[BEGIN Stored data]

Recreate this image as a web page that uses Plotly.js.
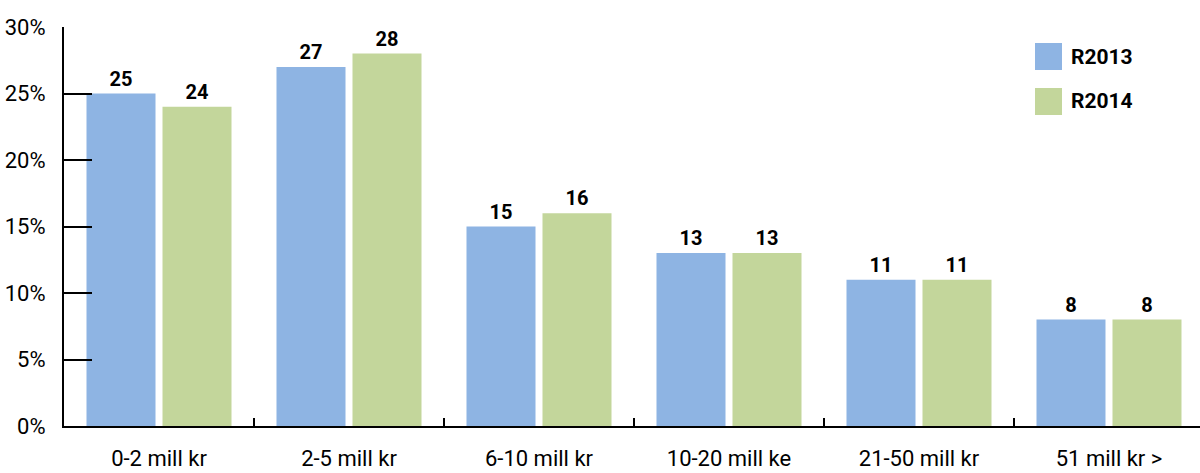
<!DOCTYPE html>
<html><head><meta charset="utf-8">
<script src="https://cdn.plot.ly/plotly-3.0.1.min.js"></script>
<style>html,body{margin:0;padding:0;background:#fff}#chart{width:1200px;height:473px}</style>
</head><body><div id="chart"></div>
<script>
const categories = ["0-2 mill kr","2-5 mill kr","6-10 mill kr","10-20 mill ke","21-50 mill kr","51 mill kr >"];
const seriesNames = ["R2013","R2014"];
const r2013 = [25,27,15,13,11,8];
const r2014 = [24,28,16,13,11,8];
const yTickVals = [0,5,10,15,20,25,30];
const yTickText = ["0%","5%","10%","15%","20%","25%","30%"];
const colors = ["#8EB4E3","#C3D69B"];

const FONT = "Roboto, 'Liberation Sans', sans-serif";

const traces = [r2013, r2014].map((vals,i)=>({
  type:'bar', x:categories, y:vals, name:seriesNames[i],
  marker:{color:colors[i]},
  text: vals.map(String), textposition:'outside', cliponaxis:false,
  textfont:{family:FONT, size:20, color:'#000', weight:'bold'},
  showlegend:false, hoverinfo:'skip'
}));

const shapes = [], annotations = [];
seriesNames.forEach((n,i)=>{
  const y0 = 43 + i*45;
  shapes.push({type:'rect', xref:'paper', yref:'paper',
    x0:(1035-64)/1136, x1:(1062-64)/1136,
    y0:(426-(y0+27))/399, y1:(426-y0)/399,
    fillcolor:colors[i], line:{width:0}});
  annotations.push({xref:'paper', yref:'paper', x:(1069-64)/1136, y:(426-(y0+13.5))/399,
    xanchor:'left', yanchor:'middle', text:n, showarrow:false,
    font:{family:FONT, size:21, color:'#000', weight:'bold'}});
});

const layout = {
  width:1200, height:473,
  margin:{l:64, r:0, t:27, b:47},
  paper_bgcolor:'#fff', plot_bgcolor:'#fff',
  barmode:'group', bargap:0.2, bargroupgap:0.092,
  font:{family:FONT, size:22, color:'#000'},
  xaxis:{type:'category', range:[-0.5,5.479], showgrid:false, zeroline:false,
    showline:true, linecolor:'#000', linewidth:2,
    ticks:'inside', tickson:'boundaries', ticklen:8, tickwidth:2, tickcolor:'#000',
    tickfont:{family:FONT, size:22, color:'#000'}, ticklabelstandoff:12},
  yaxis:{range:[0,30], tickvals:yTickVals, ticktext:yTickText, showgrid:false, zeroline:false,
    showline:true, linecolor:'#000', linewidth:2,
    ticks:'inside', ticklen:28, tickwidth:2, tickcolor:'#000',
    tickfont:{family:FONT, size:22, color:'#000'}, ticklabelstandoff:12},
  shapes, annotations
};
Plotly.newPlot('chart', traces, layout, {displayModeBar:false, staticPlot:true});
</script></body></html>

[END Stored data]

Problem details — Set down all the data again exactly as above, pictures excluded.

Reply to the task —
Recreate this image as a web page that uses Plotly.js.
<!DOCTYPE html>
<html><head><meta charset="utf-8">
<script src="https://cdn.plot.ly/plotly-3.0.1.min.js"></script>
<style>html,body{margin:0;padding:0;background:#fff}#chart{width:1200px;height:473px}</style>
</head><body><div id="chart"></div>
<script>
const categories = ["0-2 mill kr","2-5 mill kr","6-10 mill kr","10-20 mill ke","21-50 mill kr","51 mill kr >"];
const seriesNames = ["R2013","R2014"];
const r2013 = [25,27,15,13,11,8];
const r2014 = [24,28,16,13,11,8];
const yTickVals = [0,5,10,15,20,25,30];
const yTickText = ["0%","5%","10%","15%","20%","25%","30%"];
const colors = ["#8EB4E3","#C3D69B"];

const FONT = "Roboto, 'Liberation Sans', sans-serif";

const traces = [r2013, r2014].map((vals,i)=>({
  type:'bar', x:categories, y:vals, name:seriesNames[i],
  marker:{color:colors[i]},
  text: vals.map(String), textposition:'outside', cliponaxis:false,
  textfont:{family:FONT, size:20, color:'#000', weight:'bold'},
  showlegend:false, hoverinfo:'skip'
}));

const shapes = [], annotations = [];
seriesNames.forEach((n,i)=>{
  const y0 = 43 + i*45;
  shapes.push({type:'rect', xref:'paper', yref:'paper',
    x0:(1035-64)/1136, x1:(1062-64)/1136,
    y0:(426-(y0+27))/399, y1:(426-y0)/399,
    fillcolor:colors[i], line:{width:0}});
  annotations.push({xref:'paper', yref:'paper', x:(1069-64)/1136, y:(426-(y0+13.5))/399,
    xanchor:'left', yanchor:'middle', text:n, showarrow:false,
    font:{family:FONT, size:21, color:'#000', weight:'bold'}});
});

const layout = {
  width:1200, height:473,
  margin:{l:64, r:0, t:27, b:47},
  paper_bgcolor:'#fff', plot_bgcolor:'#fff',
  barmode:'group', bargap:0.2, bargroupgap:0.092,
  font:{family:FONT, size:22, color:'#000'},
  xaxis:{type:'category', range:[-0.5,5.479], showgrid:false, zeroline:false,
    showline:true, linecolor:'#000', linewidth:2,
    ticks:'inside', tickson:'boundaries', ticklen:8, tickwidth:2, tickcolor:'#000',
    tickfont:{family:FONT, size:22, color:'#000'}, ticklabelstandoff:12},
  yaxis:{range:[0,30], tickvals:yTickVals, ticktext:yTickText, showgrid:false, zeroline:false,
    showline:true, linecolor:'#000', linewidth:2,
    ticks:'inside', ticklen:28, tickwidth:2, tickcolor:'#000',
    tickfont:{family:FONT, size:22, color:'#000'}, ticklabelstandoff:12},
  shapes, annotations
};
Plotly.newPlot('chart', traces, layout, {displayModeBar:false, staticPlot:true});
</script></body></html>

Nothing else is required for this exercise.